Europe on a Geopolitical Fault Line
China has begun to build a parallel international order, centered on itself. If the European Union aids in its construction – even just by positioning itself on the fault line between China and the United States – it risks toppling key pillars of its own edifice and, eventually, collapsing altogether.
MADRID – Two months ago, in his address to the United Nations General Assembly, UN Secretary-General António Guterres expressed his fear that a “Great Fracture” could split the international order into two “separate and competing worlds,” one dominated by the United States and the other by China. His fear is not only justified; the fissure he dreads has already formed, and it is getting wider.
After Deng Xiaoping launched his “reform and opening up” policy in 1978, the conventional wisdom in the West was that China’s integration into the global economy would naturally bring about domestic social and political change. The end of the Cold War – an apparent victory for the US-led liberal international order – reinforced this belief, and the West largely pursued a policy of engagement with China. After China became a member of the World Trade Organization in 2001, this process accelerated, with Western companies and investment pouring into the country, and cheap manufactured products flowing out of it.

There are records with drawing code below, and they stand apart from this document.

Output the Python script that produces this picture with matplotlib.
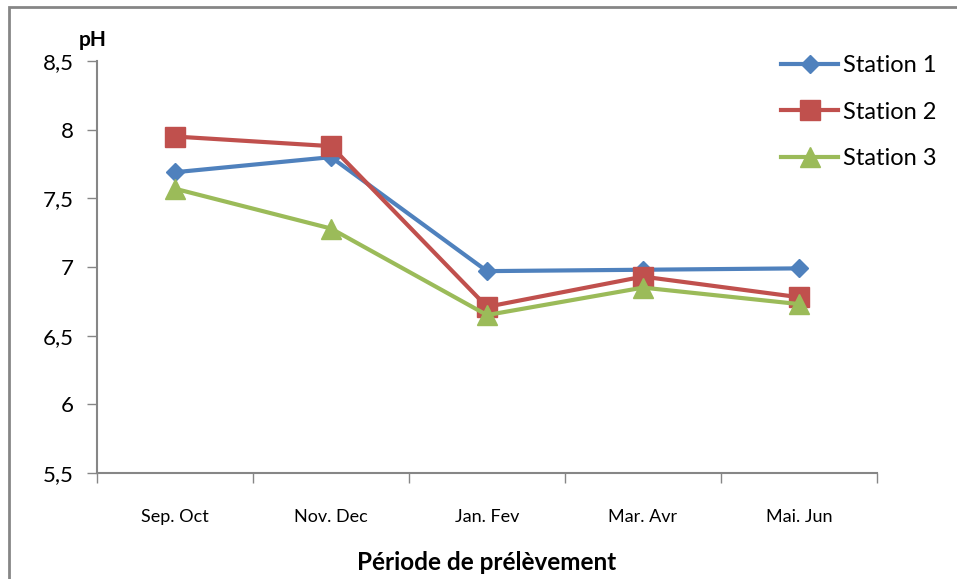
import matplotlib.pyplot as plt
from matplotlib.patches import Rectangle
import numpy as np

# périodes de prélèvement et valeurs de pH par station
periodes = ['Sep. Oct', 'Nov. Dec', 'Jan. Fev', 'Mar. Avr', 'Mai. Jun']
station1 = [7.69, 7.80, 6.97, 6.98, 6.99]
station2 = [7.95, 7.88, 6.71, 6.93, 6.78]
station3 = [7.57, 7.28, 6.65, 6.85, 6.73]

plt.rcParams['font.family'] = ['Lato', 'DejaVu Sans']

fig = plt.figure(figsize=(9.57, 5.79), dpi=100)
W, H = 957, 579
ax = fig.add_axes([97 / W, 1 - 473 / H, (877 - 97) / W, (473 - 61) / H])

# cadre gris autour du graphique
fig.patches.append(Rectangle((9 / W, -0.1), 1.2, 1 - 7 / H + 0.1,
                             transform=fig.transFigure, fill=False,
                             edgecolor='#868686', linewidth=2))

x = np.arange(len(periodes))
ax.plot(x, station1, color='#4F81BD', lw=3, marker='D', ms=9, label='Station 1')
ax.plot(x, station2, color='#C0504D', lw=3, marker='s', ms=14, label='Station 2')
ax.plot(x, station3, color='#9BBB59', lw=3, marker='^', ms=14, label='Station 3')

ax.set_xlim(-0.5, len(periodes) - 0.5)
ax.set_ylim(5.5, 8.5)
yt = np.arange(5.5, 8.51, 0.5)
ax.set_yticks(yt)
ax.set_yticklabels([('%g' % v).replace('.', ',') for v in yt], fontsize=16)
ax.set_xticks(x)
ax.set_xticklabels(periodes, fontsize=13)
ax.set_xticks(np.arange(-0.5, len(periodes)), minor=True)
ax.tick_params(axis='x', which='major', length=0, pad=26)
ax.tick_params(axis='x', which='minor', length=7, color='#868686', width=1)
ax.tick_params(axis='y', length=7, color='#868686', width=1, pad=10)

for s in ['top', 'right']:
    ax.spines[s].set_visible(False)
for s in ['left', 'bottom']:
    ax.spines[s].set_color('#868686')
    ax.spines[s].set_linewidth(1.5)

fig.text(93 / W, 1 - 40 / H, 'pH', fontsize=15, fontweight='bold', ha='center', va='center')
fig.text(487 / W, 1 - 563 / H, 'Période de prélèvement', fontsize=17.5,
         fontweight='bold', ha='center', va='center')

ax.legend(loc='upper left', bbox_to_anchor=(760 / W, 1 - 34 / H),
          bbox_transform=fig.transFigure, frameon=False, fontsize=17,
          handlelength=2.4, labelspacing=1.08, handletextpad=0.2)

fig.savefig('out.png', dpi=100)
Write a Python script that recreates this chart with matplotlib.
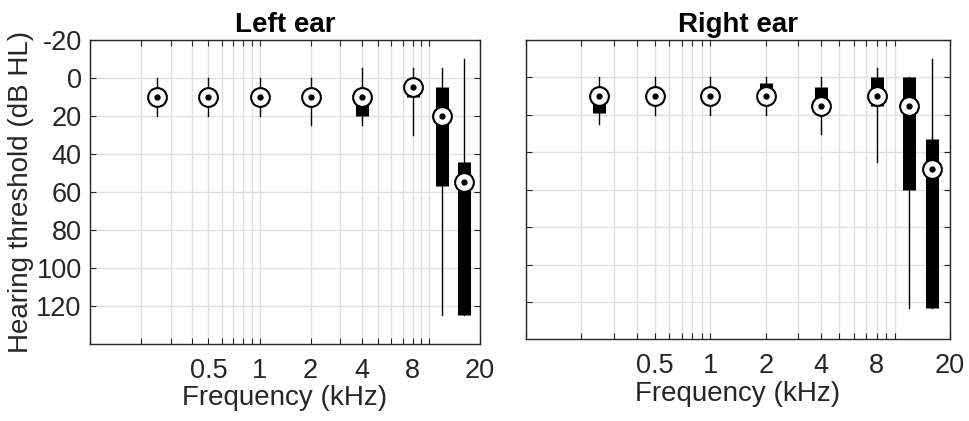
import numpy as np
import matplotlib
matplotlib.use("Agg")
import matplotlib.pyplot as plt
from matplotlib.ticker import LogLocator, NullFormatter

plt.rcParams['font.family'] = ['Liberation Sans', 'DejaVu Sans']

freqs = [0.25, 0.5, 1, 2, 4, 8, 12, 16]
xtick_vals = [0.5, 1, 2, 4, 8, 20]
xtick_labels = ["0.5", "1", "2", "4", "8", "20"]
ytick_vals = [-20, 0, 20, 40, 60, 80, 100, 120]

# left ear: median, box (q1, q3), whiskers (low, high) in dB HL
left_med = [10, 10, 10, 10, 10, 5, 20, 55]
left_q1 = [10, 10, 10, 10, 10, 5, 5, 44]
left_q3 = [10, 10, 10, 10, 20, 10, 57, 125]
left_wlo = [0, 0, 0, 0, -5, -5, -5, -10]
left_whi = [20, 20, 20, 25, 25, 30, 125, 125]

# right ear
right_med = [10, 10, 10, 10, 15, 10, 15, 49]
right_q1 = [10, 10, 10, 3, 5, 0, 0, 33]
right_q3 = [19, 10, 10, 10, 15, 15, 60, 123]
right_wlo = [0, 0, 0, 0, 0, -5, 0, -10]
right_whi = [25, 20, 20, 20, 30, 45, 123, 123]

txt = '#262626'
fig = plt.figure(figsize=(9.69, 4.21), dpi=100)
ax_l = fig.add_axes([0.0929, 0.1829, 0.4025, 0.7221])
ax_r = fig.add_axes([0.5428, 0.1936, 0.4376, 0.7114])


def draw_ear(ax, med, q1, q3, wlo, whi, title, ylab):
    for i, f in enumerate(freqs):
        ax.plot([f, f], [wlo[i], whi[i]], color='k', lw=1.0, zorder=3)
        ax.plot([f, f], [q1[i], q3[i]], color='k', lw=9.4,
                solid_capstyle='butt', zorder=4)
        ax.plot(f, med[i], 'o', ms=13.5, mfc='white', mec='k', mew=1.5, zorder=5)
        ax.plot(f, med[i], 'o', ms=3.5, color='k', zorder=6)
    ax.set_xscale('log')
    ax.set_xlim(0.1, 20)
    ax.set_ylim(140, -20)
    ax.set_xticks(xtick_vals)
    ax.set_xticklabels(xtick_labels)
    ax.xaxis.set_minor_locator(LogLocator(base=10, subs=np.arange(1, 10), numticks=20))
    ax.xaxis.set_minor_formatter(NullFormatter())
    ax.set_yticks(ytick_vals)
    if ylab:
        ax.set_yticklabels([str(v) for v in ytick_vals])
        ax.set_ylabel("Hearing threshold (dB HL)", fontsize=20, color=txt, labelpad=2)
    else:
        ax.set_yticklabels([])
    ax.grid(True, which='major', color='#dfdfdf', lw=1.0)
    ax.grid(True, which='minor', axis='x', color='#dfdfdf', lw=1.0)
    ax.set_axisbelow(True)
    ax.tick_params(which='both', direction='in', top=True, right=True,
                   length=4, width=0.8, color=txt, labelcolor=txt, labelsize=19.5)
    ax.tick_params(axis='x', pad=10)
    ax.tick_params(axis='y', pad=6)
    for s in ax.spines.values():
        s.set_color(txt)
        s.set_linewidth(1.0)
    ax.set_xlabel("Frequency (kHz)", fontsize=20, color=txt, labelpad=1)
    ax.set_title(title, fontsize=20, fontweight='bold', color='k', pad=6)


draw_ear(ax_l, left_med, left_q1, left_q3, left_wlo, left_whi, "Left ear", True)
draw_ear(ax_r, right_med, right_q1, right_q3, right_wlo, right_whi, "Right ear", False)

fig.savefig("out.png", dpi=100)
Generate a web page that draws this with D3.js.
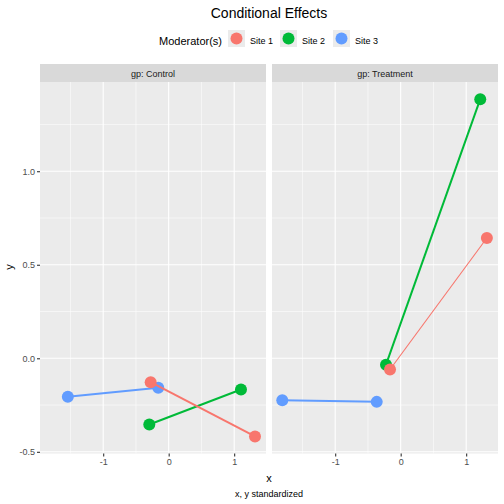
<!DOCTYPE html>
<html><head><meta charset="utf-8">
<script src="https://cdn.jsdelivr.net/npm/d3@7"></script>
<style>body{margin:0;background:#fff}svg{display:block}text{font-family:"Liberation Sans",Arial,sans-serif}</style>
</head><body><svg id="c" width="504" height="504"></svg>
<script>
const panels = ["Control", "Treatment"];
const sites = ["Site 1", "Site 2", "Site 3"];
const siteColors = ["#F8766D", "#00BA38", "#619CFF"];
// values per panel, per site: [x1, y1, x2, y2]
const controlSite1 = [-0.275, -0.128, 1.318, -0.418];
const controlSite2 = [-0.296, -0.354, 1.104, -0.167];
const controlSite3 = [-1.54, -0.206, -0.159, -0.158];
const treatmentSite1 = [-0.163, -0.060, 1.316, 0.643];
const treatmentSite2 = [-0.224, -0.034, 1.215, 1.385];
const treatmentSite3 = [-1.808, -0.224, -0.366, -0.233];
const lineWidths = {Control: [2, 2, 2], Treatment: [1.1, 2, 2]};
const xTicks = [-1, 0, 1];
const xTickLabels = ["-1", "0", "1"];
const yTicks = [-0.5, 0, 0.5, 1.0];
const yTickLabels = ["-0.5", "0.0", "0.5", "1.0"];

const data = {
  Control: [controlSite1, controlSite2, controlSite3],
  Treatment: [treatmentSite1, treatmentSite2, treatmentSite3]
};

const svg = d3.select("#c");
const panelW = 226, gap = 6, leftX = 40, topY = 82, bottomY = 453.5;
const x = d3.scaleLinear().domain([-1.965, 1.486]).range([0, panelW]);
const y = d3.scaleLinear().domain([-0.509, 1.477]).range([bottomY, topY]);

svg.append("text").attr("x", 269).attr("y", 18).attr("text-anchor", "middle")
  .attr("font-size", 14).attr("fill", "#000").text("Conditional Effects");

const lg = svg.append("g");
lg.append("text").attr("x", 222).attr("y", 45).attr("text-anchor", "end").attr("font-size", 11).text("Moderator(s)");
const keyX = [228, 280, 333];
sites.forEach((s, i) => {
  lg.append("rect").attr("x", keyX[i]).attr("y", 30).attr("width", 17).attr("height", 17).attr("fill", "#EBEBEB");
  lg.append("circle").attr("cx", keyX[i] + 8.5).attr("cy", 38.5).attr("r", 6).attr("fill", siteColors[i]);
  lg.append("text").attr("x", keyX[i] + 22).attr("y", 44).attr("font-size", 9).attr("fill", "#000").text(s);
});

panels.forEach((p, pi) => {
  const ox = leftX + pi * (panelW + gap);
  const g = svg.append("g").attr("transform", `translate(${ox},0)`);
  g.append("rect").attr("x", 0).attr("y", 64).attr("width", panelW).attr("height", 18).attr("fill", "#D9D9D9");
  g.append("text").attr("x", panelW / 2).attr("y", 76.5).attr("text-anchor", "middle")
    .attr("font-size", 9).attr("fill", "#1A1A1A").text("gp: " + p);
  g.append("rect").attr("x", 0).attr("y", topY).attr("width", panelW).attr("height", bottomY - topY).attr("fill", "#EBEBEB");
  const xMinor = [-1.5, -0.5, 0.5];
  const yMinor = [-0.25, 0.25, 0.75, 1.25];
  g.selectAll(".xm").data(xMinor).enter().append("line")
    .attr("x1", d => x(d)).attr("x2", d => x(d)).attr("y1", topY).attr("y2", bottomY)
    .attr("stroke", "#fff").attr("stroke-width", 0.55);
  g.selectAll(".ym").data(yMinor).enter().append("line")
    .attr("x1", 0).attr("x2", panelW).attr("y1", d => y(d)).attr("y2", d => y(d))
    .attr("stroke", "#fff").attr("stroke-width", 0.55);
  g.selectAll(".xM").data(xTicks).enter().append("line")
    .attr("x1", d => x(d)).attr("x2", d => x(d)).attr("y1", topY).attr("y2", bottomY)
    .attr("stroke", "#fff").attr("stroke-width", 1.1);
  g.selectAll(".yM").data(yTicks).enter().append("line")
    .attr("x1", 0).attr("x2", panelW).attr("y1", d => y(d)).attr("y2", d => y(d))
    .attr("stroke", "#fff").attr("stroke-width", 1.1);
  const xa = g.append("g").attr("transform", `translate(0,${bottomY})`)
    .call(d3.axisBottom(x).tickValues(xTicks).tickSize(3).tickPadding(2).tickFormat((d, i) => xTickLabels[i]));
  xa.select(".domain").remove();
  xa.selectAll("line").attr("stroke", "#333").attr("stroke-width", 1.1);
  xa.selectAll("text").attr("fill", "#4D4D4D").attr("font-size", 9).attr("font-family", "Liberation Sans, Arial, sans-serif");
  if (pi === 0) {
    const ya = g.append("g").call(d3.axisLeft(y).tickValues(yTicks).tickSize(3).tickPadding(2).tickFormat((d, i) => yTickLabels[i]));
    ya.select(".domain").remove();
    ya.selectAll("line").attr("stroke", "#333").attr("stroke-width", 1.1);
    ya.selectAll("text").attr("fill", "#4D4D4D").attr("font-size", 9).attr("font-family", "Liberation Sans, Arial, sans-serif");
  }
  [2, 1, 0].forEach(si => {
    const v = data[p][si];
    const pts = [[v[0], v[1]], [v[2], v[3]]];
    g.append("path").attr("d", d3.line().x(d => x(d[0])).y(d => y(d[1]))(pts))
      .attr("fill", "none").attr("stroke", siteColors[si]).attr("stroke-width", lineWidths[p][si]);
    g.selectAll(null).data(pts).enter().append("circle")
      .attr("cx", d => x(d[0])).attr("cy", d => y(d[1])).attr("r", 6).attr("fill", siteColors[si]);
  });
});

svg.append("text").attr("x", 269).attr("y", 482).attr("text-anchor", "middle").attr("font-size", 11).text("x");
svg.append("text").attr("transform", "translate(13,267) rotate(-90)").attr("text-anchor", "middle").attr("font-size", 11).text("y");
svg.append("text").attr("x", 269).attr("y", 497).attr("text-anchor", "middle").attr("font-size", 9).text("x, y standardized");
</script></body></html>
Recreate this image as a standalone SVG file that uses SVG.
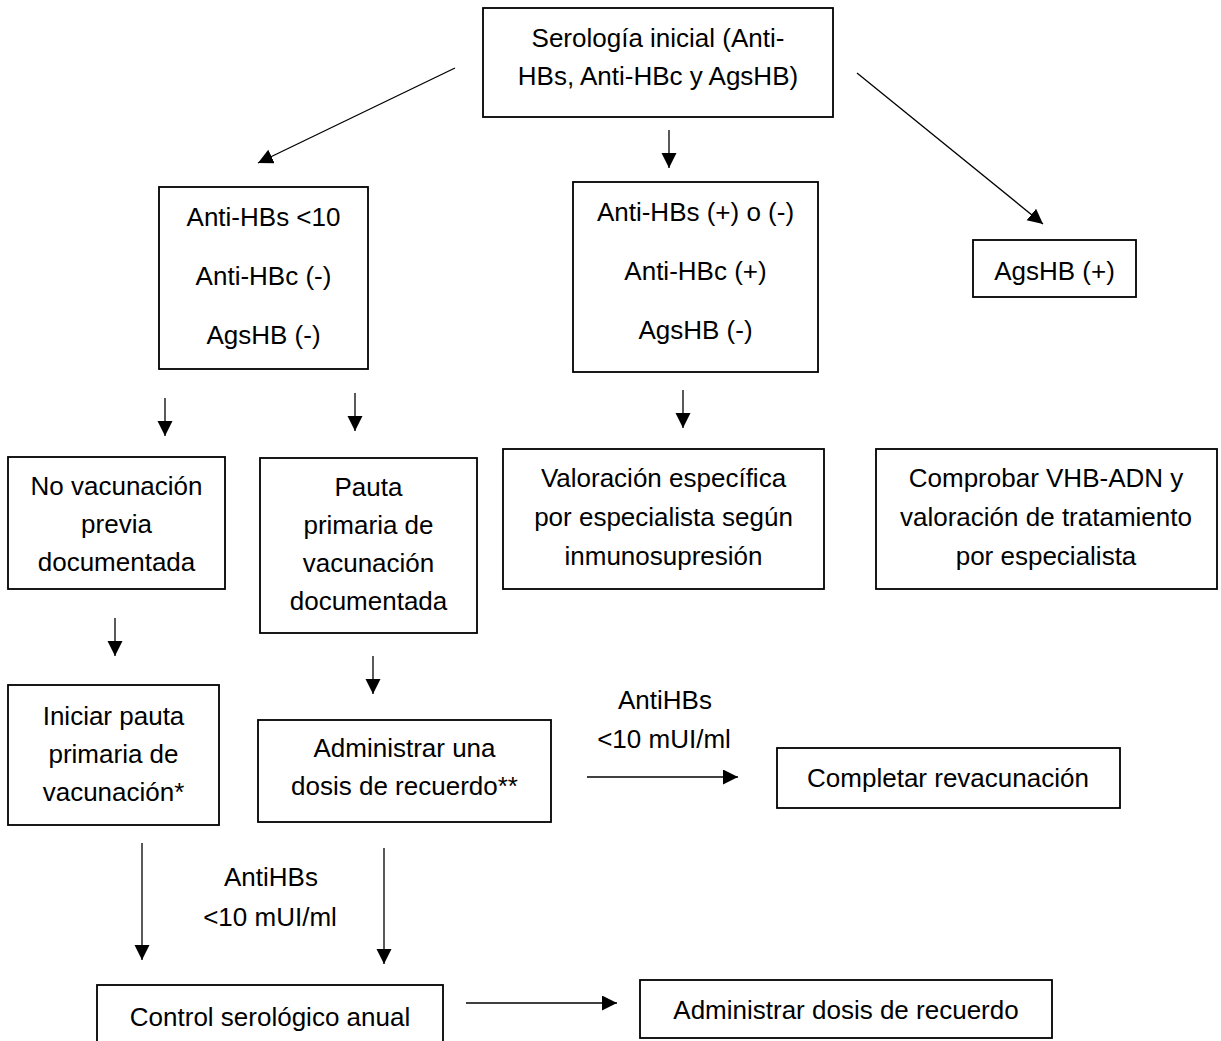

As China’s role in global value chains grew, its problematic trade practices – from dumping excessively low-cost goods in Western markets to failing to protect intellectual-property rights – were increasingly distortionary. Yet few so much as batted an eye. No one, it seemed, wanted to jeopardize the profits brought by cheap Chinese manufacturing, or the promise of access to the massive Chinese market. In any case, the thinking went, the problems would resolve themselves, because economic engagement and growth would soon produce a flourishing Chinese middle class that would propel domestic liberalization.